Minister plenipotentiary, Florence, Feb. 1734-40.
Soon after being appointed to Florence, Fane was brought into Parliament by the 4th Duke of Bedford, whose follower he remained for the rest of his political life. In 1737 Walpole sent out Horace Mann as assistant to Fane, who had proved extremely unsatisfactory, once staying
in bed six weeks because the Duke of Newcastle, in one of his letters, forgot to sign himself ‘your very humble servant’ as usual, and only put ‘your humble servant’.1
Superseded by Mann, he returned to England in 1740, voting against the Government on the place bill. He strengthened his connexions with Bedford by the marriage of his sister in 1741 to the 4th Earl of Sandwich, Bedford’s boon companion and political ally. During the last days of Walpole’s Administration Horace Walpole wrote to Mann, 17 Dec. 1741:
Your friend Mr. Fane would not come for us last night, nor will vote till after the Westminster election; he is brought into Parliament by the Duke of Bedford, and is unwilling to disoblige him in this.
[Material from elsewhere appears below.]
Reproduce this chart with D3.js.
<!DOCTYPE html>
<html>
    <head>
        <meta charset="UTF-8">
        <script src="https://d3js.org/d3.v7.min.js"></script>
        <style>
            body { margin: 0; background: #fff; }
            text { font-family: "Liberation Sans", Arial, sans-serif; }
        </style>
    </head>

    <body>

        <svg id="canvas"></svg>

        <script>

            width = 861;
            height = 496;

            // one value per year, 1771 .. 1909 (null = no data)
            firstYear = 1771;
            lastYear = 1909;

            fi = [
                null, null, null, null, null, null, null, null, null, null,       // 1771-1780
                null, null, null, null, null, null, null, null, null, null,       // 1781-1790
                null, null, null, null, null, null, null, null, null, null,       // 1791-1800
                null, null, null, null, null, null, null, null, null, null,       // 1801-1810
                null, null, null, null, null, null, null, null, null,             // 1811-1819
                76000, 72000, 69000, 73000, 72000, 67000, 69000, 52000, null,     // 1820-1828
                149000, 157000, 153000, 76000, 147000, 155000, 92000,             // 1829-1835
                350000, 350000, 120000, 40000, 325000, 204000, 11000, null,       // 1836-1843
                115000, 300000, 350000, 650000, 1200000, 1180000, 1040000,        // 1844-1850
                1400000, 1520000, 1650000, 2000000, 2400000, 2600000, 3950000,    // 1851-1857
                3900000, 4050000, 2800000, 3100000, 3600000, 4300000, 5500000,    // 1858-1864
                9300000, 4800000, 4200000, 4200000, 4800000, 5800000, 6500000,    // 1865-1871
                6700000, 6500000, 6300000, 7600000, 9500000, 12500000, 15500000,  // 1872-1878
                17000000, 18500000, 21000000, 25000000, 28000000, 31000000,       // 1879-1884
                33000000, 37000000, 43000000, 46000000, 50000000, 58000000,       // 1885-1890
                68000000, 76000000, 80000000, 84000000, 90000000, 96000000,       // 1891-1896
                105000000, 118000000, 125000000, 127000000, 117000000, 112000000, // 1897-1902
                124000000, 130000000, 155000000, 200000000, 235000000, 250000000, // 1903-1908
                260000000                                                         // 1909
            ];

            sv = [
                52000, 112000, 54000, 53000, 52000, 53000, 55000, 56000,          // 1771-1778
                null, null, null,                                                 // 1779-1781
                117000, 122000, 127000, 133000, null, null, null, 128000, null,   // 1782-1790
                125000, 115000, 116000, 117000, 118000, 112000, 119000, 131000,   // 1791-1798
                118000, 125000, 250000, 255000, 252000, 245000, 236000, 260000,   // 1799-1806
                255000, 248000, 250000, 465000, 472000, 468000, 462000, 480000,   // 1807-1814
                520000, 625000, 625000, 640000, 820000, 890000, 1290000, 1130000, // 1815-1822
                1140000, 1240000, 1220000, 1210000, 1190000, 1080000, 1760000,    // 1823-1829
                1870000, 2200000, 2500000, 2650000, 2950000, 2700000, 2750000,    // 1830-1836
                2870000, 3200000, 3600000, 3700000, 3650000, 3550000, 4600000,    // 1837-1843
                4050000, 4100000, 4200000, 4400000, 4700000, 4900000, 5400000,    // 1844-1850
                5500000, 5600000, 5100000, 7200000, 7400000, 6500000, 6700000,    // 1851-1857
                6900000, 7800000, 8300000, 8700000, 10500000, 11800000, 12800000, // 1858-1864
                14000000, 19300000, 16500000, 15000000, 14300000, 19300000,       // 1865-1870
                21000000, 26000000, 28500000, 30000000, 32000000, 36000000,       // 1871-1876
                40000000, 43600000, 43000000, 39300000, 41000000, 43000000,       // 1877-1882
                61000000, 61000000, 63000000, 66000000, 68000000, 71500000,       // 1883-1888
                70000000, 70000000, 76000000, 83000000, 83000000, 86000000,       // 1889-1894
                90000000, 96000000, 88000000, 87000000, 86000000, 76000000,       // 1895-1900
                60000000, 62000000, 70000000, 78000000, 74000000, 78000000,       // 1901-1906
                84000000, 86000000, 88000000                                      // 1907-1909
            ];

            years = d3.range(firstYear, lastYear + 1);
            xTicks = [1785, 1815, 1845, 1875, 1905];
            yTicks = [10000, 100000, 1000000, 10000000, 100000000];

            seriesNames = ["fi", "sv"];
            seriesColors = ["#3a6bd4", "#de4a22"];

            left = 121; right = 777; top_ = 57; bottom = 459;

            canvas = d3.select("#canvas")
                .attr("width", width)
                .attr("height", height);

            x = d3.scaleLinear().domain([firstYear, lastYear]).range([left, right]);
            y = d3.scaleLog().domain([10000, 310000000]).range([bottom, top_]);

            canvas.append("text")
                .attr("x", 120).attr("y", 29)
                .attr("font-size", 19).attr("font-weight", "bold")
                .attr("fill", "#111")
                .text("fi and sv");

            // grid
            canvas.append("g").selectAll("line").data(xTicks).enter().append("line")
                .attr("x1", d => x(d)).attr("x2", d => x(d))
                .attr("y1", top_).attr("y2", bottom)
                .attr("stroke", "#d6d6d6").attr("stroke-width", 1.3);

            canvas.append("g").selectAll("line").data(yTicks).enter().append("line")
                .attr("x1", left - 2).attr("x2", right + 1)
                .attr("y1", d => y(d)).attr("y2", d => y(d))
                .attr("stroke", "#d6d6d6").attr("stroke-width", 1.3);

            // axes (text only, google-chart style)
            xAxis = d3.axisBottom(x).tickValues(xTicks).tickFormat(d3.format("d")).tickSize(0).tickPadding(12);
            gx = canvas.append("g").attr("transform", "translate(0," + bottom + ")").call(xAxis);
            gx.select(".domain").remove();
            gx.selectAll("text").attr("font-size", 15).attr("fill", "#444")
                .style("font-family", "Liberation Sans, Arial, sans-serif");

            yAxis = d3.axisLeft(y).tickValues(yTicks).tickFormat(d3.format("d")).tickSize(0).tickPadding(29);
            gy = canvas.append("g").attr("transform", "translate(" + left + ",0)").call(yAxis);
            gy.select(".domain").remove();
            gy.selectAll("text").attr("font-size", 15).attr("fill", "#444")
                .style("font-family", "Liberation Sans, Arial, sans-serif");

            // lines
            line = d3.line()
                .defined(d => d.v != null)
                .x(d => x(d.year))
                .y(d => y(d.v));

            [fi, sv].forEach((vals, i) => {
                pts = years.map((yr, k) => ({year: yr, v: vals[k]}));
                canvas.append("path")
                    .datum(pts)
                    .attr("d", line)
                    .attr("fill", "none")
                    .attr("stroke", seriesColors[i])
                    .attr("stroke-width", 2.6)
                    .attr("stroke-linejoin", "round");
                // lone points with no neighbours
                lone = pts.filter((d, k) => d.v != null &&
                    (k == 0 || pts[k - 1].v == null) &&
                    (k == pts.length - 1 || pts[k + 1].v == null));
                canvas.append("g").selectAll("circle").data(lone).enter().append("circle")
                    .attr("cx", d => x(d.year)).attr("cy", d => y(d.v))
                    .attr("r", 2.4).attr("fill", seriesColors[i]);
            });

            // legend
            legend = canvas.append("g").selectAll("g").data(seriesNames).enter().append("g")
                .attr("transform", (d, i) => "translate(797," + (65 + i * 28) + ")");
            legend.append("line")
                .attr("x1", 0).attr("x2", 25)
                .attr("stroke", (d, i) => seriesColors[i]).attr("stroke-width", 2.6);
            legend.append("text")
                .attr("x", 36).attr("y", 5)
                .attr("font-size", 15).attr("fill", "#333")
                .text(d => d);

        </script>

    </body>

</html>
After Walpole’s fall Fane continued with Bedford in opposition, voting against the Hanoverian troops in 1742 and 1744, till Bedford joined the Government at the end of 1744, after which he voted for the Hanoverians in 1746 and was classed by the ministry as New Ally. Shortly before the general election of 1747, at which he did not stand, he told Bedford that ‘my mind is now turned towards retreat’,2 but soon after it he applied unsuccessfully to Newcastle for the Lisbon embassy, having previously declined an offer of the Constantinople embassy because the terms were unsatisfactory.3 A proposal that he should accompany Sandwich as minister plenipotentiary to Aix-la-Chapelle in 1748 also fell through.4 On 19 Nov. 1750 Horace Walpole told Mann:
Your friend Lord Fane some time ago had a mind to go to Spain: the Duke of Bedford, who I really believe is an honest man, said very bluntly, ‘Oh! my Lord, nobody can do there but Keene’.
When Bedford and Sandwich broke with the Pelhams in 1751, Fane followed them into opposition, comforting Sandwich, according to Horace Walpole, ‘with an annuity of a thousand a year — scarcely for his handsome behaviour to his sister’, Sandwich’s wife.5 In the meantime he cultivated his interest at Reading for which he was returned after a contest in 1754. He died 24 Jan. 1766.